Co do przykazań, które rzekomo prawdziwie, Natasho- przedstawiłaś.
Jeżeli jesteś chrześcijaninem, naprawd wierzysz w Boga, naprawdę ganisz się za złe zachowanie, próbujesz sprawic innym radośc, nie tylko rządzą nagrody, bo to byłby mimo wszystko egoizm, to i tak popełniasz błędy. I tak na kazdym kroku jawi się grzech i wybierasz swoją drogą, po to by zawrócić, zrozumieć. Nie podoba mi się interpretacja przykazań, nie, nie czuję się jako katoliczka, urażona. Nie chodzi o dumę.
Bóg dał nam przykazania, które trzeba wypłeniąc. Trzeba być po prostu dobrym, a to, co jest tam zawarte jest włąsnie tego oznaką. I jeżeli nie wypeniamy jakiegos przykazania zupełnie świadomie, nie mamy zamiaru tego zmieniac, robimy tak i robimy i nie czujemy się z tym źle, pomijamy je, to fakt, nie zasługujemy na miano chrześcijanina.
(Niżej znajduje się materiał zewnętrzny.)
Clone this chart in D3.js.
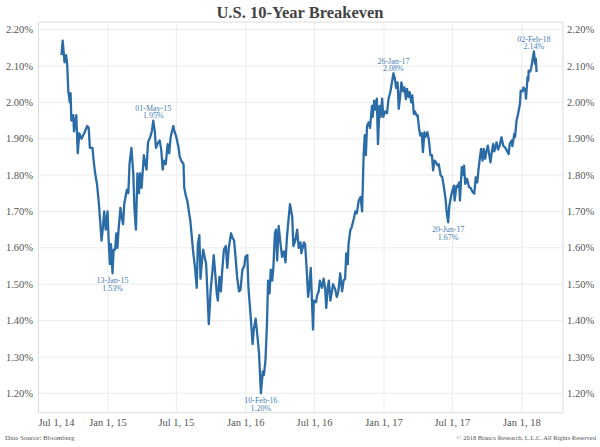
<!DOCTYPE html>
<html><head><meta charset="utf-8">
<script src="https://cdn.jsdelivr.net/npm/d3@7"></script>
<style>body{margin:0;background:#fff} svg{display:block}</style>
</head><body><svg id="c" width="600" height="447"></svg>
<script>
const dates = [
"2014-08-31","2014-09-03","2014-09-08","2014-09-12","2014-09-15","2014-09-18","2014-09-22","2014-09-24","2014-09-26","2014-10-01",
"2014-10-03","2014-10-09","2014-10-13","2014-10-17","2014-10-23","2014-10-30","2014-11-07","2014-11-11","2014-11-14","2014-11-21",
"2014-11-24","2014-11-28","2014-12-03","2014-12-08","2014-12-15","2014-12-18","2014-12-22","2014-12-26","2014-12-31","2015-01-02",
"2015-01-06","2015-01-09","2015-01-13","2015-01-16","2015-01-20","2015-01-23","2015-01-26","2015-01-29","2015-02-03","2015-02-06",
"2015-02-10","2015-02-13","2015-02-20","2015-02-24","2015-02-27","2015-03-04","2015-03-09","2015-03-12","2015-03-16","2015-03-20",
"2015-03-24","2015-03-27","2015-03-31","2015-04-06","2015-04-09","2015-04-13","2015-04-17","2015-04-23","2015-04-27","2015-05-01",
"2015-05-05","2015-05-08","2015-05-14","2015-05-18","2015-05-22","2015-05-26","2015-05-29","2015-06-03","2015-06-08","2015-06-12",
"2015-06-16","2015-06-23","2015-06-26","2015-07-01","2015-07-07","2015-07-10","2015-07-14","2015-07-20","2015-07-22","2015-07-27",
"2015-07-30","2015-08-04","2015-08-07","2015-08-11","2015-08-14","2015-08-20","2015-08-24","2015-08-27","2015-08-31","2015-09-03",
"2015-09-07","2015-09-10","2015-09-14","2015-09-18","2015-09-21","2015-09-25","2015-09-30","2015-10-05","2015-10-08","2015-10-12",
"2015-10-16","2015-10-19","2015-10-23","2015-10-27","2015-10-30","2015-11-04","2015-11-09","2015-11-13","2015-11-17","2015-11-23",
"2015-11-26","2015-12-01","2015-12-04","2015-12-09","2015-12-14","2015-12-18","2015-12-23","2015-12-28","2015-12-31","2016-01-05",
"2016-01-08","2016-01-14","2016-01-19","2016-01-22","2016-01-27","2016-02-01","2016-02-05","2016-02-10","2016-02-15","2016-02-18",
"2016-02-22","2016-02-26","2016-02-29","2016-03-04","2016-03-07","2016-03-11","2016-03-14","2016-03-18","2016-03-21","2016-03-24",
"2016-03-28","2016-04-01","2016-04-06","2016-04-11","2016-04-15","2016-04-19","2016-04-22","2016-04-27","2016-05-03","2016-05-06",
"2016-05-11","2016-05-16","2016-05-20","2016-05-25","2016-05-27","2016-06-03","2016-06-06","2016-06-10","2016-06-14","2016-06-17",
"2016-06-21","2016-06-27","2016-06-29","2016-07-05","2016-07-08","2016-07-12","2016-07-15","2016-07-21","2016-07-25","2016-07-29",
"2016-08-01","2016-08-05","2016-08-08","2016-08-12","2016-08-16","2016-08-19","2016-08-25","2016-08-29","2016-09-02","2016-09-07",
"2016-09-12","2016-09-16","2016-09-20","2016-09-23","2016-09-27","2016-09-29","2016-10-04","2016-10-07","2016-10-13","2016-10-17",
"2016-10-21","2016-10-26","2016-10-31","2016-11-04","2016-11-08","2016-11-11","2016-11-14","2016-11-17","2016-11-21","2016-11-25",
"2016-11-30","2016-12-02","2016-12-06","2016-12-09","2016-12-13","2016-12-16","2016-12-20","2016-12-23","2016-12-27","2016-12-30",
"2017-01-04","2017-01-09","2017-01-13","2017-01-18","2017-01-26","2017-01-30","2017-02-02","2017-02-06","2017-02-09","2017-02-13",
"2017-02-16","2017-02-21","2017-02-24","2017-02-28","2017-03-03","2017-03-07","2017-03-10","2017-03-14","2017-03-17","2017-03-21",
"2017-03-24","2017-03-28","2017-03-31","2017-04-04","2017-04-07","2017-04-11","2017-04-14","2017-04-18","2017-04-21","2017-04-26",
"2017-04-30","2017-05-04","2017-05-08","2017-05-11","2017-05-15","2017-05-19","2017-05-23","2017-05-26","2017-05-31","2017-06-04",
"2017-06-08","2017-06-13","2017-06-16","2017-06-20","2017-06-23","2017-06-27","2017-06-30","2017-07-05","2017-07-07","2017-07-12",
"2017-07-14","2017-07-19","2017-07-21","2017-07-26","2017-07-28","2017-08-01","2017-08-04","2017-08-09","2017-08-14","2017-08-18",
"2017-08-24","2017-08-28","2017-09-01","2017-09-05","2017-09-08","2017-09-12","2017-09-15","2017-09-19","2017-09-22","2017-09-26",
"2017-09-29","2017-10-03","2017-10-06","2017-10-10","2017-10-13","2017-10-17","2017-10-20","2017-10-26","2017-10-30","2017-11-03",
"2017-11-08","2017-11-13","2017-11-17","2017-11-21","2017-11-27","2017-11-30","2017-12-05","2017-12-07","2017-12-12","2017-12-14",
"2017-12-18","2017-12-22","2017-12-27","2017-12-29","2018-01-03","2018-01-05","2018-01-10","2018-01-12","2018-01-16","2018-01-18",
"2018-01-19","2018-01-23","2018-01-26","2018-02-02","2018-02-05","2018-02-07","2018-02-09"
];
const values = [
2.13,2.17,2.11,2.13,2.105,2.03,2.00,2.025,1.95,1.965,
1.92,1.965,1.86,1.915,1.90,1.915,1.935,1.93,1.875,1.875,
1.84,1.805,1.775,1.72,1.62,1.65,1.70,1.65,1.70,1.64,
1.555,1.61,1.53,1.595,1.595,1.64,1.60,1.65,1.71,1.685,
1.665,1.72,1.76,1.75,1.83,1.875,1.805,1.71,1.65,1.805,
1.75,1.805,1.765,1.855,1.835,1.815,1.89,1.905,1.92,1.95,
1.92,1.875,1.89,1.895,1.87,1.815,1.84,1.83,1.885,1.86,
1.905,1.935,1.92,1.905,1.875,1.85,1.84,1.83,1.765,1.74,
1.73,1.695,1.675,1.63,1.595,1.54,1.49,1.61,1.635,1.515,
1.565,1.595,1.575,1.555,1.485,1.39,1.485,1.54,1.58,1.53,
1.475,1.455,1.52,1.48,1.53,1.595,1.605,1.545,1.60,1.64,
1.63,1.62,1.585,1.52,1.48,1.485,1.54,1.55,1.575,1.58,
1.49,1.41,1.335,1.375,1.405,1.355,1.31,1.20,1.26,1.25,
1.29,1.39,1.51,1.475,1.54,1.51,1.545,1.64,1.65,1.565,
1.66,1.62,1.575,1.59,1.56,1.63,1.665,1.72,1.685,1.605,
1.62,1.65,1.60,1.615,1.585,1.615,1.61,1.545,1.465,1.49,
1.545,1.375,1.455,1.45,1.47,1.48,1.51,1.49,1.515,1.49,
1.435,1.49,1.51,1.455,1.48,1.50,1.485,1.465,1.48,1.53,
1.48,1.51,1.515,1.585,1.555,1.61,1.65,1.655,1.68,1.70,
1.695,1.73,1.74,1.70,1.855,1.91,1.855,1.935,1.945,1.93,
1.99,1.96,2.005,1.98,2.01,1.885,1.99,1.96,2.01,1.96,
1.975,1.97,2.01,2.03,2.08,2.064,2.04,2.055,1.982,2.019,
2.055,2.03,2.041,2.009,2.037,2.015,2.028,2.00,2.019,1.968,
1.975,1.964,1.965,1.927,1.909,1.915,1.863,1.918,1.905,1.918,
1.895,1.854,1.855,1.813,1.84,1.835,1.826,1.83,1.799,1.795,
1.771,1.735,1.698,1.67,1.716,1.739,1.753,1.771,1.73,1.77,
1.767,1.78,1.73,1.822,1.80,1.826,1.776,1.79,1.767,1.765,
1.753,1.749,1.794,1.78,1.813,1.849,1.872,1.84,1.872,1.845,
1.865,1.881,1.86,1.835,1.86,1.886,1.865,1.89,1.87,1.88,
1.904,1.88,1.877,1.87,1.858,1.886,1.895,1.88,1.913,1.905,
1.95,1.968,1.996,2.032,2.03,2.041,2.035,2.01,2.069,2.06,
2.087,2.085,2.096,2.14,2.106,2.12,2.083
];
const yTicks = [1.2,1.3,1.4,1.5,1.6,1.7,1.8,1.9,2.0,2.1,2.2];
const xTickDates = ["2014-07-01","2015-01-01","2015-07-01","2016-01-01","2016-07-01","2017-01-01","2017-07-01","2018-01-01"];
const xTickLabels = ["Jul 1, 14","Jan 1, 15","Jul 1, 15","Jan 1, 16","Jul 1, 16","Jan 1, 17","Jul 1, 17","Jan 1, 18"];
const annDates = ["2015-01-13","2015-05-01","2016-02-10","2017-01-26","2017-06-20","2018-02-02"];
const annValues = [1.53,1.95,1.20,2.08,1.67,2.14];
const annLabels = ["13-Jan-15","01-May-15","10-Feb-16","26-Jan-17","20-Jun-17","02-Feb-18"];
const title = "U.S. 10-Year Breakeven";
const sourceText = "Data Source: Bloomberg";
const copyText = "\u00a9 2018 Bianco Research, L.L.C. All Rights Reserved";

const parse = d3.utcParse("%Y-%m-%d");
const svg = d3.select("#c");
const L = 38.5, R = 563, T = 22, B = 412.7;
const x = d3.scaleUtc().domain([parse("2014-07-01"), parse("2018-04-20")]).range([L, R]);
const y = d3.scaleLinear().domain([1.1466, 2.221]).range([B, T]);
const serif = "'Liberation Serif','Times New Roman',serif";
const grid = "#ececec", axisCol = "#dcdcdc", txt = "#555";

// gridlines
const g = svg.append("g");
g.selectAll("line.h").data(yTicks).join("line")
  .attr("x1", L).attr("x2", R).attr("y1", d => y(d)).attr("y2", d => y(d))
  .attr("stroke", grid).attr("stroke-width", 1);
g.selectAll("line.v").data(xTickDates.slice(1)).join("line")
  .attr("x1", d => x(parse(d))).attr("x2", d => x(parse(d))).attr("y1", T).attr("y2", B)
  .attr("stroke", grid).attr("stroke-width", 1);
// frame
g.append("line").attr("x1", L).attr("x2", R).attr("y1", T).attr("y2", T).attr("stroke", axisCol);
g.append("line").attr("x1", L).attr("x2", R).attr("y1", B).attr("y2", B).attr("stroke", axisCol);
g.append("line").attr("x1", L).attr("x2", L).attr("y1", T).attr("y2", B).attr("stroke", axisCol);
g.append("line").attr("x1", R).attr("x2", R).attr("y1", T).attr("y2", B).attr("stroke", axisCol);

// y labels left & right
const fmt = d => d3.format(".2f")(d) + "%";
svg.append("g").selectAll("text").data(yTicks).join("text")
  .attr("x", 33).attr("y", d => y(d)).attr("dy", "0.35em").attr("text-anchor", "end")
  .attr("font-family", serif).attr("font-size", 10.5).attr("fill", txt).text(fmt);
svg.append("g").selectAll("text").data(yTicks).join("text")
  .attr("x", 567).attr("y", d => y(d)).attr("dy", "0.35em").attr("text-anchor", "start")
  .attr("font-family", serif).attr("font-size", 10.5).attr("fill", txt).text(fmt);

// x labels
svg.append("g").selectAll("text").data(xTickDates).join("text")
  .attr("x", d => x(parse(d)))
  .attr("y", 422).attr("dy", "0.35em")
  .attr("text-anchor", (d, i) => i === 0 ? "start" : "middle")
  .attr("font-family", serif).attr("font-size", 10.5).attr("fill", txt)
  .text((d, i) => xTickLabels[i]);

// line
const data = dates.map((d, i) => ({ date: parse(d), v: values[i] }));
svg.append("path").datum(data)
  .attr("fill", "none").attr("stroke", "#2b6ca6").attr("stroke-width", 2.3)
  .attr("stroke-linejoin", "round")
  .attr("d", d3.line().x(d => x(d.date)).y(d => y(d.v)));

// annotations
const below = new Set(["13-Jan-15", "10-Feb-16", "20-Jun-17"]);
const ann = svg.append("g").attr("font-family", serif).attr("font-size", 8).attr("fill", "#4a80b3").attr("text-anchor", "middle");
annLabels.forEach((lab, i) => {
  const px = x(parse(annDates[i])), py = y(annValues[i]);
  const b = below.has(lab);
  const y1 = b ? py + 7 : py - 12.5, y2 = b ? py + 14.5 : py - 5;
  ann.append("text").attr("x", px).attr("y", y1).attr("dy", "0.35em").text(lab);
  ann.append("text").attr("x", px).attr("y", y2).attr("dy", "0.35em").text(d3.format(".2f")(annValues[i]) + "%");
});

// title & footers
svg.append("text").attr("x", 300).attr("y", 12).attr("dy", "0.35em").attr("text-anchor", "middle")
  .attr("font-family", serif).attr("font-weight", "bold").attr("font-size", 16.5).attr("fill", "#444").text(title);
svg.append("text").attr("x", 5).attr("y", 438).attr("dy", "0.35em")
  .attr("font-family", serif).attr("font-size", 7).attr("fill", txt).text(sourceText);
svg.append("text").attr("x", 596).attr("y", 438).attr("dy", "0.35em").attr("text-anchor", "end")
  .attr("font-family", serif).attr("font-size", 6.5).attr("fill", txt).text(copyText);
</script></body></html>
Ale każdy, jak pisałam, popełnia blędy. I trzebaby długiej drogi, żeby dojśc do perfekcji. Nawet nie wiem czy można być tak perfekcyjnym. Chociaz śmiem w to wierzyc, na przykładzie Karoa Wojtyły i Matki Teresy. Nieważne. W każdym razie każdy ma swoje dziesięc przykazan, akzdy stara się je wypełniać bardziej lub mniej, kazdy moze nazwac się chcrzescijaninem, ale nie kazdy nim jest.
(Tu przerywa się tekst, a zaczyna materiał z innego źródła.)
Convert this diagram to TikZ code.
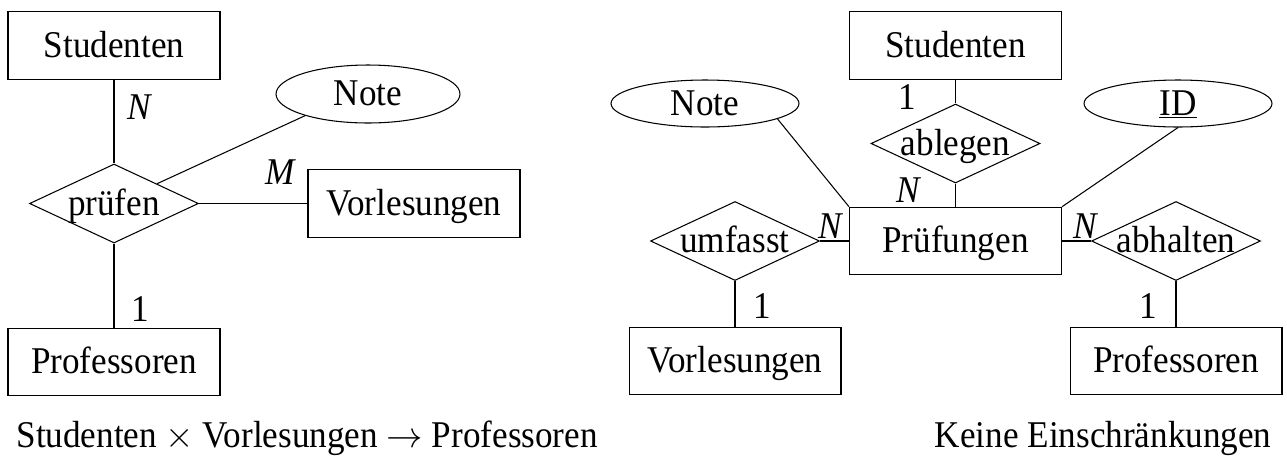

Poza tym człowiek widzi po sobie, ile rzeczy powinno się zmienic. Ja sama widze u sibie mnóstwo złośliwosci, cynizmu, ironi, czasami. Ale jeżeli jestem tego śiadoma, to staram się to zmienic.
I tak jest z przykazaniami. To nie jest hop- i wszystko gra, jestes dobty, mily.
Bóg daje nam czas, my ten czas wypłeniamy dobrze lub gorzej.